Skip all pictures. Write out the data below from its first line through the line that contains "import pandas as pd".

▼

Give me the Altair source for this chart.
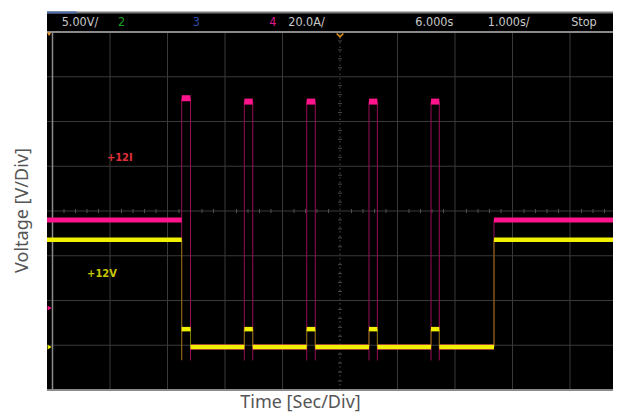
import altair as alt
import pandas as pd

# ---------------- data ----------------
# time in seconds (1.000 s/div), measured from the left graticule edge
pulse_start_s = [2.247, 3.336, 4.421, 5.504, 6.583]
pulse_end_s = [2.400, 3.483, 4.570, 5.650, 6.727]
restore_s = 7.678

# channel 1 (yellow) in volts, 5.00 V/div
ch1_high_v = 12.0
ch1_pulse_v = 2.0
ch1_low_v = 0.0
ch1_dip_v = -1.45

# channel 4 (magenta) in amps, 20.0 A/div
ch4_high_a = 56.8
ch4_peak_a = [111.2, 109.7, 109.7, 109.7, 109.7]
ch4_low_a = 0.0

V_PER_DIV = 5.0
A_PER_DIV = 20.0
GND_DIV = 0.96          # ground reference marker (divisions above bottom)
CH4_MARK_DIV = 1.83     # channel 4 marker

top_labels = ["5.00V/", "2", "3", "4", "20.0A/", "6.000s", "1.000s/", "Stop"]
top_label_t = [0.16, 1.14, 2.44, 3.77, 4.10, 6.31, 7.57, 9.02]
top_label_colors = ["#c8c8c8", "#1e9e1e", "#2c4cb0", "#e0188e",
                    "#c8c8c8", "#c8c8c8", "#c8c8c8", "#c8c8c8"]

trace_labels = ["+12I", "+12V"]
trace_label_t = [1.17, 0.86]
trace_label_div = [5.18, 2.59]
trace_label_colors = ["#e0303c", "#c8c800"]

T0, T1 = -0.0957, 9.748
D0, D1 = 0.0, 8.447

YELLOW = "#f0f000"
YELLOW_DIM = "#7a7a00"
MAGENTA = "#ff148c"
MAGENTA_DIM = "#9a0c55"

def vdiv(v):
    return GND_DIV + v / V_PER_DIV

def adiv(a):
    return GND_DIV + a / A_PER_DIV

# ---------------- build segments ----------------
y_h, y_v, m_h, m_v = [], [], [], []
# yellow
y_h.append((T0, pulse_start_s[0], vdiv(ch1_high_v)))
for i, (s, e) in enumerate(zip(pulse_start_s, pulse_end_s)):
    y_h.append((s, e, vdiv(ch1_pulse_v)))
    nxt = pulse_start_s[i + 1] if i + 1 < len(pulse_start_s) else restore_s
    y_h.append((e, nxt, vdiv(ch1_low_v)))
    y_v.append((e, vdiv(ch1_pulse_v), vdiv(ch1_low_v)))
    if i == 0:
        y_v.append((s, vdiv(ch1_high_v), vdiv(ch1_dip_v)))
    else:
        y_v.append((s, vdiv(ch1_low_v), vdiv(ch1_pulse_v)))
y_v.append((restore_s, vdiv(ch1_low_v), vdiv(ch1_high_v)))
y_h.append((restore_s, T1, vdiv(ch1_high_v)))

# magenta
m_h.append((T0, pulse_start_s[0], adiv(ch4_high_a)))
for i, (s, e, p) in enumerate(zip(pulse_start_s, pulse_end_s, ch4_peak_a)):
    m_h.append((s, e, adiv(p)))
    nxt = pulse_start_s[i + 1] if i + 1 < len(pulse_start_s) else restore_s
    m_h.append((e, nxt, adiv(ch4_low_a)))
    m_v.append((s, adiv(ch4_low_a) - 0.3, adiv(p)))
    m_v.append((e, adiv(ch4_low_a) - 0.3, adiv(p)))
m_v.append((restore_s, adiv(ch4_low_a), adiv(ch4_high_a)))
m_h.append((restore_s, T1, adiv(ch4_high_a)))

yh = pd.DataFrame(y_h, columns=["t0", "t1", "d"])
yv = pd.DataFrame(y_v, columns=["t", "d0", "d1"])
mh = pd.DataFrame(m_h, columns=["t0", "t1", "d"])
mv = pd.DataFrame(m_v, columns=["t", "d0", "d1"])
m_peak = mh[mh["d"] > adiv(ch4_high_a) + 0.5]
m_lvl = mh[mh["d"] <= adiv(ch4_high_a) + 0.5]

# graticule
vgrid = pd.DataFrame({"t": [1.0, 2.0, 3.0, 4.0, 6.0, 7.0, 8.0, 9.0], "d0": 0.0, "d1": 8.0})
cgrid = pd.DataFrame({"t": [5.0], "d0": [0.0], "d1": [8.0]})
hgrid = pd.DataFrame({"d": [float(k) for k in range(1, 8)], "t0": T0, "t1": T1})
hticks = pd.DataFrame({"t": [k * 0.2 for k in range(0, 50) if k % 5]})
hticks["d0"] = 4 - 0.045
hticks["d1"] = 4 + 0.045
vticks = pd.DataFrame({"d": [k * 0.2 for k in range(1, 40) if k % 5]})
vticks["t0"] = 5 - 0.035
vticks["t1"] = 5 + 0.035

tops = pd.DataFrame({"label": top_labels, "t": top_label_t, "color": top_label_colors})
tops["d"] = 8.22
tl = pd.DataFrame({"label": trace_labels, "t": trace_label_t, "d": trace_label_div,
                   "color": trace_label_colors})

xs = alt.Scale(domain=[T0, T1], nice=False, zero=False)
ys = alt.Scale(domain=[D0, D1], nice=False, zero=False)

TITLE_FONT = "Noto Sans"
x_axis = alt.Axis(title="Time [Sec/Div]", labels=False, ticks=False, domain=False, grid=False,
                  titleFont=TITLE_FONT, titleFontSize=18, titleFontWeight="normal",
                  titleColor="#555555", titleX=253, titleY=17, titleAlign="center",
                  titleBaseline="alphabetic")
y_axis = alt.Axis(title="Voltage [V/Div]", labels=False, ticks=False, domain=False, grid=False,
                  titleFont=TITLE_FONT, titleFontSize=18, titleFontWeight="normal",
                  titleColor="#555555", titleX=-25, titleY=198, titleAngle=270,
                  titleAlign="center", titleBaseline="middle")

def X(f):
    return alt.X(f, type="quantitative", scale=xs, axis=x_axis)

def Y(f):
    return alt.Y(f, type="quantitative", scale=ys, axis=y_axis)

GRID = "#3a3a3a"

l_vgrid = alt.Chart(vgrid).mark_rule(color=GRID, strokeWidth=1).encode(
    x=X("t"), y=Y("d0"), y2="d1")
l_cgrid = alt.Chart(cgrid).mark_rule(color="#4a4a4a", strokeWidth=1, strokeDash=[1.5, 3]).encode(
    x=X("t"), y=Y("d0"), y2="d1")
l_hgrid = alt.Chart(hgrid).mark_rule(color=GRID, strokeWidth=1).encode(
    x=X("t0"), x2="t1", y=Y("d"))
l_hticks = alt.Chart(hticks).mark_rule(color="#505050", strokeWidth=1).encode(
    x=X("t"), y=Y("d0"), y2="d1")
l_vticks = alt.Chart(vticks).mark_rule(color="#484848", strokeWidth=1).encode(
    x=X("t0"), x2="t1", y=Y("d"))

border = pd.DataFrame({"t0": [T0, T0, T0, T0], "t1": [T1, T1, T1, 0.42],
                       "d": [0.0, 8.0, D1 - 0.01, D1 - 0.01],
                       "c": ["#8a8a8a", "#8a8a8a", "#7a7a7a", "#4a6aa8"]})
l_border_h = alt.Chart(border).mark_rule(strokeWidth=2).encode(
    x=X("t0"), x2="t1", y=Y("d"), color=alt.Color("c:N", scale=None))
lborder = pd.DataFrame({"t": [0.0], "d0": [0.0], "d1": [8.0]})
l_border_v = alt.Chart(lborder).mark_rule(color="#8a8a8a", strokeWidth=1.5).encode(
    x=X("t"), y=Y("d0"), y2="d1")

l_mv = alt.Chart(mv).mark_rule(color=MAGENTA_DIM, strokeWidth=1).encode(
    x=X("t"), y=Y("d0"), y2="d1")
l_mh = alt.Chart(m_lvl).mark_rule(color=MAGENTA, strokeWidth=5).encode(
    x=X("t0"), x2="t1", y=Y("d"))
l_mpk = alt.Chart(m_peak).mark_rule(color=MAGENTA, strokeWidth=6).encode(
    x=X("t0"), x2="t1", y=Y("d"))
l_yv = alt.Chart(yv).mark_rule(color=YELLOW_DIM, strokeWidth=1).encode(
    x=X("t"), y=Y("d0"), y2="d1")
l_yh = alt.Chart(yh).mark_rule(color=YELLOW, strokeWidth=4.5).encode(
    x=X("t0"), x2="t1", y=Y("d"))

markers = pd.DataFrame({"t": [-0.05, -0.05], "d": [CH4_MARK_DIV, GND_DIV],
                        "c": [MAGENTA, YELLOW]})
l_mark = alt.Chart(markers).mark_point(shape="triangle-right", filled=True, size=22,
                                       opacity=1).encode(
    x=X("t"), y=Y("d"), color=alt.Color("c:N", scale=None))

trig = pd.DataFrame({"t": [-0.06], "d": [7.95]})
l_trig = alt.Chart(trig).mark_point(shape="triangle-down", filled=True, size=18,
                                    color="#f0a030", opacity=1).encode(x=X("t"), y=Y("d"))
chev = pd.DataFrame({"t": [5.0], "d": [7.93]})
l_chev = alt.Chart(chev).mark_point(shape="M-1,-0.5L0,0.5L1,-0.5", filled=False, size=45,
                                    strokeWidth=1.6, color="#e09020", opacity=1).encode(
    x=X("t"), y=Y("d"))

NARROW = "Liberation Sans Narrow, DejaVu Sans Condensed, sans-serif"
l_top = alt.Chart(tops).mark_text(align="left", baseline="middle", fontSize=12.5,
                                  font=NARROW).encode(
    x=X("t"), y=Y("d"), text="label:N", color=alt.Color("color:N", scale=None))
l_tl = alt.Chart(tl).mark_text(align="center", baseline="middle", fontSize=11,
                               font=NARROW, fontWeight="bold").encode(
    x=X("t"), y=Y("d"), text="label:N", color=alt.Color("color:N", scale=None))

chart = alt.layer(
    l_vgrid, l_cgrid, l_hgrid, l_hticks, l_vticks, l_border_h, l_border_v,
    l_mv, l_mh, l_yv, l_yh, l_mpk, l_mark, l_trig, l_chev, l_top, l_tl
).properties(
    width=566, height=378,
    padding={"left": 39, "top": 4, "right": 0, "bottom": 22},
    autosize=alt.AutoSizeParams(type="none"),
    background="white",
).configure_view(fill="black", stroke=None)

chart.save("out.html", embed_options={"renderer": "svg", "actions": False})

▲

▸ Result for this exercise:
Give me the Altair source for this chart.
import altair as alt
import pandas as pd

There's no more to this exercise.